* _Exercise goal_: Transcribe the records below in full; pictures stay out of the copy.

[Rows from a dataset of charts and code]
###
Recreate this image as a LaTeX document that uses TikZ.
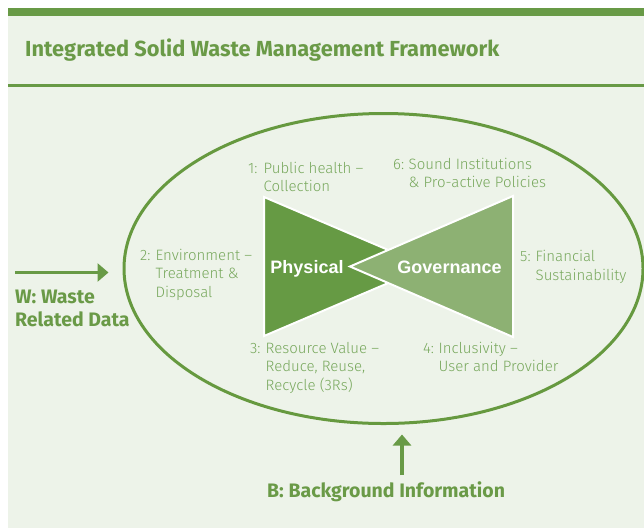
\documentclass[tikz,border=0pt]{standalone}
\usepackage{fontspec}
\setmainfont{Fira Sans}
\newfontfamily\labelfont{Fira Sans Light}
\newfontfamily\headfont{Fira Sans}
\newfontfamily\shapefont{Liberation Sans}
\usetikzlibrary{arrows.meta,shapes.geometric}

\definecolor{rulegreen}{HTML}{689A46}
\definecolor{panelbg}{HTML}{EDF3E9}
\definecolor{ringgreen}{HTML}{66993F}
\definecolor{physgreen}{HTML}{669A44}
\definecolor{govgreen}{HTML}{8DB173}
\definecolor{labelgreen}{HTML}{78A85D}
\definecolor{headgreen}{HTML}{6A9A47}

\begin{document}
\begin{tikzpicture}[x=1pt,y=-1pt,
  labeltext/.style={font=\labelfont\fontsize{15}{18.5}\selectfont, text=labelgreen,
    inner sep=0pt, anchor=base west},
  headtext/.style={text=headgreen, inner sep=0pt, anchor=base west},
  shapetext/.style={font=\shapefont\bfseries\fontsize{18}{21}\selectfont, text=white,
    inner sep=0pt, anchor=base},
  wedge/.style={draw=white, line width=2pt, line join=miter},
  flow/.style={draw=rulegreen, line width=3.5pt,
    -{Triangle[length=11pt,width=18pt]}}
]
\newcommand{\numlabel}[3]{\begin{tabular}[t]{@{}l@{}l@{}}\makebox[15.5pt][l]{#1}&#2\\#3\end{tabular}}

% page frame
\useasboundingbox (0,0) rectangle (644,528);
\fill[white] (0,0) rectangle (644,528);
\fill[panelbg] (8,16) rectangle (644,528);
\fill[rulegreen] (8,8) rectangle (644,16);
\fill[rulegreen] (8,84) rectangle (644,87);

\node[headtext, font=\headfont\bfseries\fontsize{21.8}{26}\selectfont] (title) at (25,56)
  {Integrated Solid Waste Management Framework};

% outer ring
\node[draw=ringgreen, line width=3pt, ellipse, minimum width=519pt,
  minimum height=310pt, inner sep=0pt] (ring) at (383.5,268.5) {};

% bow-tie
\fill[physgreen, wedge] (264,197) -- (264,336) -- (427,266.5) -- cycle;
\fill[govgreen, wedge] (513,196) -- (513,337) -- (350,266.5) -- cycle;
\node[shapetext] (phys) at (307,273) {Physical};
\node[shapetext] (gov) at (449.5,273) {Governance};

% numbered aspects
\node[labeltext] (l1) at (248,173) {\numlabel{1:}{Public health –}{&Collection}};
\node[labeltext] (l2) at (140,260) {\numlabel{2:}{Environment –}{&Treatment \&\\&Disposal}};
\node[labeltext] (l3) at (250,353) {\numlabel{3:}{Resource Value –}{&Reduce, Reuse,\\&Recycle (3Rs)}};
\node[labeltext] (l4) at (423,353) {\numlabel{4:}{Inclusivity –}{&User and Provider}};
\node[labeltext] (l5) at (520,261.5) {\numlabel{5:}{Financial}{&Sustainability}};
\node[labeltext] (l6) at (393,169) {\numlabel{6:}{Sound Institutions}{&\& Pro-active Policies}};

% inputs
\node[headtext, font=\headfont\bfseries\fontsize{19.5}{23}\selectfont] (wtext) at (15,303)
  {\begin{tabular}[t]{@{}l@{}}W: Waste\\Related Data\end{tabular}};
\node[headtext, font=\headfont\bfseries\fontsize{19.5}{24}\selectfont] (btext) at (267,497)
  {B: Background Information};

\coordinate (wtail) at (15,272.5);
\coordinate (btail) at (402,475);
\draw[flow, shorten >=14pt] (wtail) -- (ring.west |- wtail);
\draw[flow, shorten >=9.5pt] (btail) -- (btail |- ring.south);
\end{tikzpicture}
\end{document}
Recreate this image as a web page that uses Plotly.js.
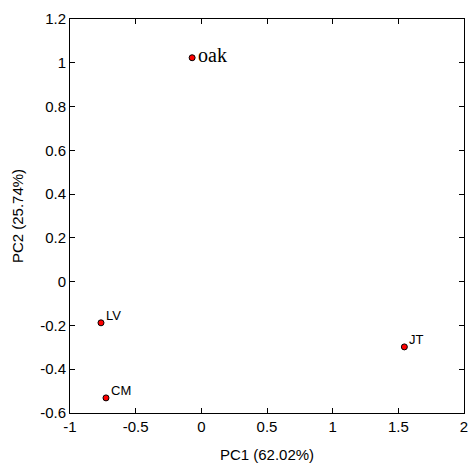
###
* _Full solution_:
Recreate this image as a LaTeX document that uses TikZ.
\documentclass[tikz,border=0pt]{standalone}
\usepackage{fontspec}
\setmainfont{Fira Sans}
\newfontfamily\labelfont{Fira Sans Light}
\newfontfamily\headfont{Fira Sans}
\newfontfamily\shapefont{Liberation Sans}
\usetikzlibrary{arrows.meta,shapes.geometric}

\definecolor{rulegreen}{HTML}{689A46}
\definecolor{panelbg}{HTML}{EDF3E9}
\definecolor{ringgreen}{HTML}{66993F}
\definecolor{physgreen}{HTML}{669A44}
\definecolor{govgreen}{HTML}{8DB173}
\definecolor{labelgreen}{HTML}{78A85D}
\definecolor{headgreen}{HTML}{6A9A47}

\begin{document}
\begin{tikzpicture}[x=1pt,y=-1pt,
  labeltext/.style={font=\labelfont\fontsize{15}{18.5}\selectfont, text=labelgreen,
    inner sep=0pt, anchor=base west},
  headtext/.style={text=headgreen, inner sep=0pt, anchor=base west},
  shapetext/.style={font=\shapefont\bfseries\fontsize{18}{21}\selectfont, text=white,
    inner sep=0pt, anchor=base},
  wedge/.style={draw=white, line width=2pt, line join=miter},
  flow/.style={draw=rulegreen, line width=3.5pt,
    -{Triangle[length=11pt,width=18pt]}}
]
\newcommand{\numlabel}[3]{\begin{tabular}[t]{@{}l@{}l@{}}\makebox[15.5pt][l]{#1}&#2\\#3\end{tabular}}

% page frame
\useasboundingbox (0,0) rectangle (644,528);
\fill[white] (0,0) rectangle (644,528);
\fill[panelbg] (8,16) rectangle (644,528);
\fill[rulegreen] (8,8) rectangle (644,16);
\fill[rulegreen] (8,84) rectangle (644,87);

\node[headtext, font=\headfont\bfseries\fontsize{21.8}{26}\selectfont] (title) at (25,56)
  {Integrated Solid Waste Management Framework};

% outer ring
\node[draw=ringgreen, line width=3pt, ellipse, minimum width=519pt,
  minimum height=310pt, inner sep=0pt] (ring) at (383.5,268.5) {};

% bow-tie
\fill[physgreen, wedge] (264,197) -- (264,336) -- (427,266.5) -- cycle;
\fill[govgreen, wedge] (513,196) -- (513,337) -- (350,266.5) -- cycle;
\node[shapetext] (phys) at (307,273) {Physical};
\node[shapetext] (gov) at (449.5,273) {Governance};

% numbered aspects
\node[labeltext] (l1) at (248,173) {\numlabel{1:}{Public health –}{&Collection}};
\node[labeltext] (l2) at (140,260) {\numlabel{2:}{Environment –}{&Treatment \&\\&Disposal}};
\node[labeltext] (l3) at (250,353) {\numlabel{3:}{Resource Value –}{&Reduce, Reuse,\\&Recycle (3Rs)}};
\node[labeltext] (l4) at (423,353) {\numlabel{4:}{Inclusivity –}{&User and Provider}};
\node[labeltext] (l5) at (520,261.5) {\numlabel{5:}{Financial}{&Sustainability}};
\node[labeltext] (l6) at (393,169) {\numlabel{6:}{Sound Institutions}{&\& Pro-active Policies}};

% inputs
\node[headtext, font=\headfont\bfseries\fontsize{19.5}{23}\selectfont] (wtext) at (15,303)
  {\begin{tabular}[t]{@{}l@{}}W: Waste\\Related Data\end{tabular}};
\node[headtext, font=\headfont\bfseries\fontsize{19.5}{24}\selectfont] (btext) at (267,497)
  {B: Background Information};

\coordinate (wtail) at (15,272.5);
\coordinate (btail) at (402,475);
\draw[flow, shorten >=14pt] (wtail) -- (ring.west |- wtail);
\draw[flow, shorten >=9.5pt] (btail) -- (btail |- ring.south);
\end{tikzpicture}
\end{document}
Recreate this image as a web page that uses Plotly.js.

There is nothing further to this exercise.